Pete Kilmer: I agree with Felix that the first Iron Man has to be ranked as number one. Here you have an actor who was sleeping in other people’s houses instead of his own by mistake just a few years prior. Robert Downey Jr. was an actor who everyone liked, but also who everyone thought was done. He was a HUGE risk to bank your $500 million bank loan on. Remember that this was prior to Disney acquiring Marvel for $4 billion. If the first Iron Man failed, then Marvel Studios was in all likelihood done. And with the stinger at the end of the film wihere Nick Fury showed up and indicated that an Avengers movie was going to happen, that was huge in terms of winning hearts and minds of superhero fans.
With Avengers, that movie was clearly a huge risk as well, because lots of studios thought something like that couldn't be done. No way can you put all those leading actors in one movie together and make it work. Boy, were they wrong. You get a visionary director and writer (Joss Whedon) who actors respect, you have a leading actor who was there from the beginning and who wants to play (Robert Downey Jr.). Mix it together and you've got something special.
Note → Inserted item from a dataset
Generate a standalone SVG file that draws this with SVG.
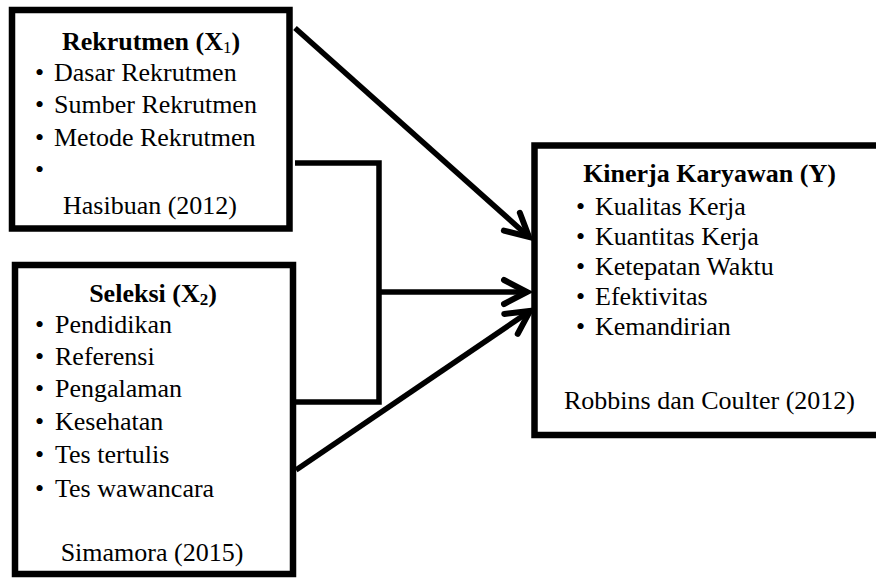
<svg xmlns="http://www.w3.org/2000/svg" width="876" height="581" viewBox="0 0 876 581">
<style>
.box{fill:#fff;stroke:#000;stroke-width:6.5}
.t{font-family:"Liberation Serif","Times New Roman",serif;font-size:26px;fill:#000}
.b{font-weight:bold}
.c{text-anchor:middle}
.con{fill:none;stroke:#000;stroke-width:5.5}
</style>
<defs>
<marker id="ah" markerUnits="userSpaceOnUse" markerWidth="40" markerHeight="40" refX="0" refY="0" viewBox="-30 -20 40 40" orient="auto" overflow="visible">
<path d="M-23,-12 L0,0 L-23,12" fill="none" stroke="#000" stroke-width="6" stroke-linecap="round" stroke-linejoin="miter"/>
</marker>
</defs>
<rect width="876" height="581" fill="#fff"/>
<g id="connectors">
<path class="con" d="M295,163 H379 V402 H295"/>
<line class="con" x1="295" y1="28" x2="529" y2="237" marker-end="url(#ah)"/>
<line class="con" x1="379" y1="292" x2="527" y2="292" marker-end="url(#ah)"/>
<line class="con" x1="296" y1="470" x2="530" y2="311" marker-end="url(#ah)"/>
</g>
<g id="rekrutmen">
<rect class="box" x="12" y="10" width="277.5" height="218.5"/>
<text class="t b c" x="151" y="50">Rekrutmen (X<tspan font-size="17" font-weight="normal" dy="3">1</tspan><tspan dy="-3">)</tspan></text>
<text class="t" x="35" y="81">•</text><text class="t" x="54" y="81">Dasar Rekrutmen</text>
<text class="t" x="35" y="113">•</text><text class="t" x="54" y="113">Sumber Rekrutmen</text>
<text class="t" x="35" y="146">•</text><text class="t" x="54" y="146">Metode Rekrutmen</text>
<text class="t" x="35" y="178">•</text>
<text class="t c" x="150" y="214">Hasibuan (2012)</text>
</g>
<g id="seleksi">
<rect class="box" x="15" y="265" width="278" height="309"/>
<text class="t b c" x="153" y="302">Seleksi (X<tspan font-size="17" dy="3">2</tspan><tspan dy="-3">)</tspan></text>
<text class="t" x="35" y="333">•</text><text class="t" x="55" y="333">Pendidikan</text>
<text class="t" x="35" y="365">•</text><text class="t" x="55" y="365">Referensi</text>
<text class="t" x="35" y="397">•</text><text class="t" x="55" y="397">Pengalaman</text>
<text class="t" x="35" y="430">•</text><text class="t" x="55" y="430">Kesehatan</text>
<text class="t" x="35" y="463">•</text><text class="t" x="55" y="463">Tes tertulis</text>
<text class="t" x="35" y="497">•</text><text class="t" x="55" y="497">Tes wawancara</text>
<text class="t c" x="152" y="561">Simamora (2015)</text>
</g>
<g id="kinerja">
<rect class="box" x="534.5" y="145.5" width="350" height="289.5"/>
<text class="t b c" x="709.5" y="182">Kinerja Karyawan (Y)</text>
<text class="t" x="576" y="215">•</text><text class="t" x="595" y="215">Kualitas Kerja</text>
<text class="t" x="576" y="245">•</text><text class="t" x="595" y="245">Kuantitas Kerja</text>
<text class="t" x="576" y="275">•</text><text class="t" x="595" y="275">Ketepatan Waktu</text>
<text class="t" x="576" y="305">•</text><text class="t" x="595" y="305">Efektivitas</text>
<text class="t" x="576" y="335">•</text><text class="t" x="595" y="335">Kemandirian</text>
<text class="t c" x="709.5" y="409">Robbins dan Coulter (2012)</text>
</g>
</svg>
As for Guardians, it's a very close second. This group of characters was D-list at best. Even among comic readers, sure we knew of them and enjoyed the Abnet and Lanning run of the series in the mid-2000s… but a movie featuring them? Nahhhh. We all figured Marvel would do something else. But they captured something very special with Guardians of the Galaxy and that has to do with writer/director James Gunn and his great cast.
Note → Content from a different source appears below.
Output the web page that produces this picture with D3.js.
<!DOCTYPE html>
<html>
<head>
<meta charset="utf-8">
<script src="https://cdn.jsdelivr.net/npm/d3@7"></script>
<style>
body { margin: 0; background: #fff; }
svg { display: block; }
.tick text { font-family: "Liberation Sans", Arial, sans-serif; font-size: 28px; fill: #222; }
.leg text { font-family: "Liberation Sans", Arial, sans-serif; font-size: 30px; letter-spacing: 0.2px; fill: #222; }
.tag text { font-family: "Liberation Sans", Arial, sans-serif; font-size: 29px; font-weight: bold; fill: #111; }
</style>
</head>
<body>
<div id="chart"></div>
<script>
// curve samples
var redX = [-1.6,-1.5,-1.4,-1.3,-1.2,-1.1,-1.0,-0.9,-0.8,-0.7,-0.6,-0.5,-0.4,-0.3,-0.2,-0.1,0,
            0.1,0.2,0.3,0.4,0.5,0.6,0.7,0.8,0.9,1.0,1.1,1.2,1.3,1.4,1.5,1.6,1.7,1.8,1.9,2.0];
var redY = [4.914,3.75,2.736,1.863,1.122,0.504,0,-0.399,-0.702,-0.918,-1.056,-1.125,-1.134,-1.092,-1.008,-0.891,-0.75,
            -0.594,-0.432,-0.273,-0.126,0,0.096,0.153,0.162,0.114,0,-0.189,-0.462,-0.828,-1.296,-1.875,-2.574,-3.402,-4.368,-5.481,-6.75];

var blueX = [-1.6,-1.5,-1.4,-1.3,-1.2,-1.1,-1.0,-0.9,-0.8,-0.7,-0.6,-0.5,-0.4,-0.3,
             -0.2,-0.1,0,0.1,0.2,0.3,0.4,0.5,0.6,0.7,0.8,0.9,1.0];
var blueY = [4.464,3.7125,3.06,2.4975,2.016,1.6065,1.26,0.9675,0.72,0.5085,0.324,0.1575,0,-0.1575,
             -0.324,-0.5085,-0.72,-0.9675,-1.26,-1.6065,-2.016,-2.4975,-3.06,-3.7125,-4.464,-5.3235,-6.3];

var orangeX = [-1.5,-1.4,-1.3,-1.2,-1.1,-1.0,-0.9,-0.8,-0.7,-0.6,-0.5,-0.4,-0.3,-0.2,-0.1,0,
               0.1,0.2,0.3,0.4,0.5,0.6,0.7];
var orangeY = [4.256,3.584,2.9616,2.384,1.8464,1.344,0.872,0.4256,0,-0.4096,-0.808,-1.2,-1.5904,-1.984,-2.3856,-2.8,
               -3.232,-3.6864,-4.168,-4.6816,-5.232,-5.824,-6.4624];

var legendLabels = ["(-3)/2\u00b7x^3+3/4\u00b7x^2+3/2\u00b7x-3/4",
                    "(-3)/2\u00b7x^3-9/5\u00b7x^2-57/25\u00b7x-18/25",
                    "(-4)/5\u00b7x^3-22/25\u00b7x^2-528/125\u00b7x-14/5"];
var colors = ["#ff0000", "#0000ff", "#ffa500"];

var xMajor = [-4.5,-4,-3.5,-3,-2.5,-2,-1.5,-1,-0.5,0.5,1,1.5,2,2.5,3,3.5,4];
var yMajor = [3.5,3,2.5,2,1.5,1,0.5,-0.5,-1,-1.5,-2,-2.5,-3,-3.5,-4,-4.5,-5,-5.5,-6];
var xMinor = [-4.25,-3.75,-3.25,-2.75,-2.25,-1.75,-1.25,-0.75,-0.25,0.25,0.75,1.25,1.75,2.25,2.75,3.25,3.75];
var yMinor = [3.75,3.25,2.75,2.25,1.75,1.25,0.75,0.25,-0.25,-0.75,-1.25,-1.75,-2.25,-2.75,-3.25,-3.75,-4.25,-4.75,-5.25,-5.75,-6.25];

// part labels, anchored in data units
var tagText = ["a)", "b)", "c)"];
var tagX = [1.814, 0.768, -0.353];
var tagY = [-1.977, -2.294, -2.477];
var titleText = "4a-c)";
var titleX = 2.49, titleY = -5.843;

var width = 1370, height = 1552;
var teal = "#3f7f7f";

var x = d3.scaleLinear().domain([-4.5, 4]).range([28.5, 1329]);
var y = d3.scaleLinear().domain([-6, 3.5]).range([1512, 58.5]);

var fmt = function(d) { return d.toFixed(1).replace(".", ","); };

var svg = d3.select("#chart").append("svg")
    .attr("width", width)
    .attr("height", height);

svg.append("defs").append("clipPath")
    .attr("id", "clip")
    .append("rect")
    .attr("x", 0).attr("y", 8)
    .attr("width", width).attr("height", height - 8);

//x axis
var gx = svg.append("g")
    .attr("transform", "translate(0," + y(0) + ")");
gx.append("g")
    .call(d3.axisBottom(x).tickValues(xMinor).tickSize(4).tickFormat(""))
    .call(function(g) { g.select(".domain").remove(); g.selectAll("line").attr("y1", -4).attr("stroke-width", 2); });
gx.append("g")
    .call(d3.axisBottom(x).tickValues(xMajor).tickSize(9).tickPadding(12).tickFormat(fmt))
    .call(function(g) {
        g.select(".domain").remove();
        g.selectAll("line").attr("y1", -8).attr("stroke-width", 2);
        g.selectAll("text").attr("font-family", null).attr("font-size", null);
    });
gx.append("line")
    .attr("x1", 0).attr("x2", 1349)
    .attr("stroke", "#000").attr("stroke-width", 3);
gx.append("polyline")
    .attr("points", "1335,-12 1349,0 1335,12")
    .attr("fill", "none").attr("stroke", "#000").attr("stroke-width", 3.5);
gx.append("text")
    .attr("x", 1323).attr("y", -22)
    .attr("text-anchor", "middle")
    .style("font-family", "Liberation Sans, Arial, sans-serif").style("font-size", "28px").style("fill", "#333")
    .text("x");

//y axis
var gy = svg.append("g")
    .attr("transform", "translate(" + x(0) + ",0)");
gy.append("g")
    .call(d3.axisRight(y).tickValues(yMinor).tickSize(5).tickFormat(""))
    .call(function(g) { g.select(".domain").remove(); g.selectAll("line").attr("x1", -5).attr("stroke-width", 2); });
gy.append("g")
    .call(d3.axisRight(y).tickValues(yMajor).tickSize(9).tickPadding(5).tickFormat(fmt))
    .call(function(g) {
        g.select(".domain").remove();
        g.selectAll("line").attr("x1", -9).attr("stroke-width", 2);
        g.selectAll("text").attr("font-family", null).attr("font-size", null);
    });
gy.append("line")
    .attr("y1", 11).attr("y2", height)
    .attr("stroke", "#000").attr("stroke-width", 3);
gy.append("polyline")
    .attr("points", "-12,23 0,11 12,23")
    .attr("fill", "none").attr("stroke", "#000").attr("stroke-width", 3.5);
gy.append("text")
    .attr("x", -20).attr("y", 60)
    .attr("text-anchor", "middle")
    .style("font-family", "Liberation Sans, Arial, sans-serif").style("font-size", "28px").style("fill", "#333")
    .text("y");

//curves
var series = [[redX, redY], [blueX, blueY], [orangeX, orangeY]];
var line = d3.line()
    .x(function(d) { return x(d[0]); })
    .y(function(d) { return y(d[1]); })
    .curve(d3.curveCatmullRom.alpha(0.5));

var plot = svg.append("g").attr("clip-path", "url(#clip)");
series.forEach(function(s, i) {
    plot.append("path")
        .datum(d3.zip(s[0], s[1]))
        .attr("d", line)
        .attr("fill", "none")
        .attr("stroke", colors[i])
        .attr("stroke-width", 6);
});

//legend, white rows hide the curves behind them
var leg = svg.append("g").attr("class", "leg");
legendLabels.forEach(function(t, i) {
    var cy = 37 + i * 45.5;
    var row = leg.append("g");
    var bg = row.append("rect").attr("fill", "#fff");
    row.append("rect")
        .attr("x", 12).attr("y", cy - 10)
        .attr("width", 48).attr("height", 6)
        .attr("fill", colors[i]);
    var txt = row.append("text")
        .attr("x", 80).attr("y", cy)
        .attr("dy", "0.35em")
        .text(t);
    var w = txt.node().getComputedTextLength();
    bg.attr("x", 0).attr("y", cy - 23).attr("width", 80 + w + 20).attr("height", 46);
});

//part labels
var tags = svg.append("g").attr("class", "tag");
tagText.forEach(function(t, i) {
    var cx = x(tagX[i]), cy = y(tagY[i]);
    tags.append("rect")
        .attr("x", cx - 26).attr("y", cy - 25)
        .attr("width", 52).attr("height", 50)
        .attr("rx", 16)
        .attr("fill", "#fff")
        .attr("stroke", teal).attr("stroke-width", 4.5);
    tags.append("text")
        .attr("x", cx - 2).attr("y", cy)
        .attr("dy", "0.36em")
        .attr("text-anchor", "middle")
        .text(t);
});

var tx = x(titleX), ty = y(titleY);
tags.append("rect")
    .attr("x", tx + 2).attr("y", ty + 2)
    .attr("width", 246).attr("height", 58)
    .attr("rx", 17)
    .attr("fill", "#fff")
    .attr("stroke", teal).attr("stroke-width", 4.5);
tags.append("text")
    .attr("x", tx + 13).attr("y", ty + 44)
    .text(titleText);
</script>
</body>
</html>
Guardians was a huge risk, but since Marvel Studios does not have the Fantastic Four, X-Men, or Spider-Man franchises, they were forced to get creative in developing a new movie brand. And they succeeded.
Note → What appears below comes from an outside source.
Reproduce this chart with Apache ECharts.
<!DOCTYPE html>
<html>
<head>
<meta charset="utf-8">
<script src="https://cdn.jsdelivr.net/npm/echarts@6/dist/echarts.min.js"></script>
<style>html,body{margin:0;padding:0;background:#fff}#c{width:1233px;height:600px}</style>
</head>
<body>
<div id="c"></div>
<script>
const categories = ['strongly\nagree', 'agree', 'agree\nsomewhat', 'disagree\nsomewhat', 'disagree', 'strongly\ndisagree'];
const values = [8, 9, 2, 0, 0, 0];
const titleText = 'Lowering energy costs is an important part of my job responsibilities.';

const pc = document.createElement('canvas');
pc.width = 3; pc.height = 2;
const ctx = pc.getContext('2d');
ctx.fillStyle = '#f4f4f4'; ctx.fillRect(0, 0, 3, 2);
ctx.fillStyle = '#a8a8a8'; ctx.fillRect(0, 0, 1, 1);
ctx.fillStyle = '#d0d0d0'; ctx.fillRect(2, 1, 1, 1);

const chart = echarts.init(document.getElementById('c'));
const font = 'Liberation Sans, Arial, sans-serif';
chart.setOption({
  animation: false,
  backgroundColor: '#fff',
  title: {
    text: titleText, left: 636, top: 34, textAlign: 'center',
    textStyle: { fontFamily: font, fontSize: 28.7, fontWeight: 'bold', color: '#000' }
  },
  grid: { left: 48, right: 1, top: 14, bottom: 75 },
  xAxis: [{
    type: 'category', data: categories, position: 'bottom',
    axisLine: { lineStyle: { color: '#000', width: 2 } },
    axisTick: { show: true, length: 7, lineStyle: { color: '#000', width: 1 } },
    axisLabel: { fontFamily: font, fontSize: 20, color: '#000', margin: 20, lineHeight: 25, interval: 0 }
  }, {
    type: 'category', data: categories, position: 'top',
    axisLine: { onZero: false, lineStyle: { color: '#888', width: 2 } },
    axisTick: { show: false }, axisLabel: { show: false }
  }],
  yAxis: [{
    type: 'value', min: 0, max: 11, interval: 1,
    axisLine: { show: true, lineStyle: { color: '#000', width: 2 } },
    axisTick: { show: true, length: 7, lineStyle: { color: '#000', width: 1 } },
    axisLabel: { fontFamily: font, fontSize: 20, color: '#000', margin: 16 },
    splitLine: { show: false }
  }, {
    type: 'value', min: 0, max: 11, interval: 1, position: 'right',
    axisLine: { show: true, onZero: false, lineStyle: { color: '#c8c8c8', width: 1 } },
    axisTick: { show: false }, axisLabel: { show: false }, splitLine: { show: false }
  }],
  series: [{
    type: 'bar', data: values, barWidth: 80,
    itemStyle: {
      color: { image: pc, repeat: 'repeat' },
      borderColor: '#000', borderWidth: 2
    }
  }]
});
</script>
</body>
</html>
Max Braden: Agreed on Iron Man. Guardians had the advantage of being an underdog. The Avengers had the advantage of being a sure thing. Jon Favreau really only had one prior solid directing credit with Elf five years before Iron Man, and Zathura in the interim failed to made back its budget with worldwide grosses. Robert Downey Jr. really had no character like this in his filmography since Chaplin. Iron Man could have done okay, but it hit a homerun and set up the franchise, which allowed for the success of The Avengers and the ability to pull in fringe characters like the Guardians. Still, to smash the August opening weekend record (which had stood for seven years, with the previous record set in 2001), I think means that the Guardians get to claim Marvel's second most important success. At this point it looks like anything they touch will turn to gold.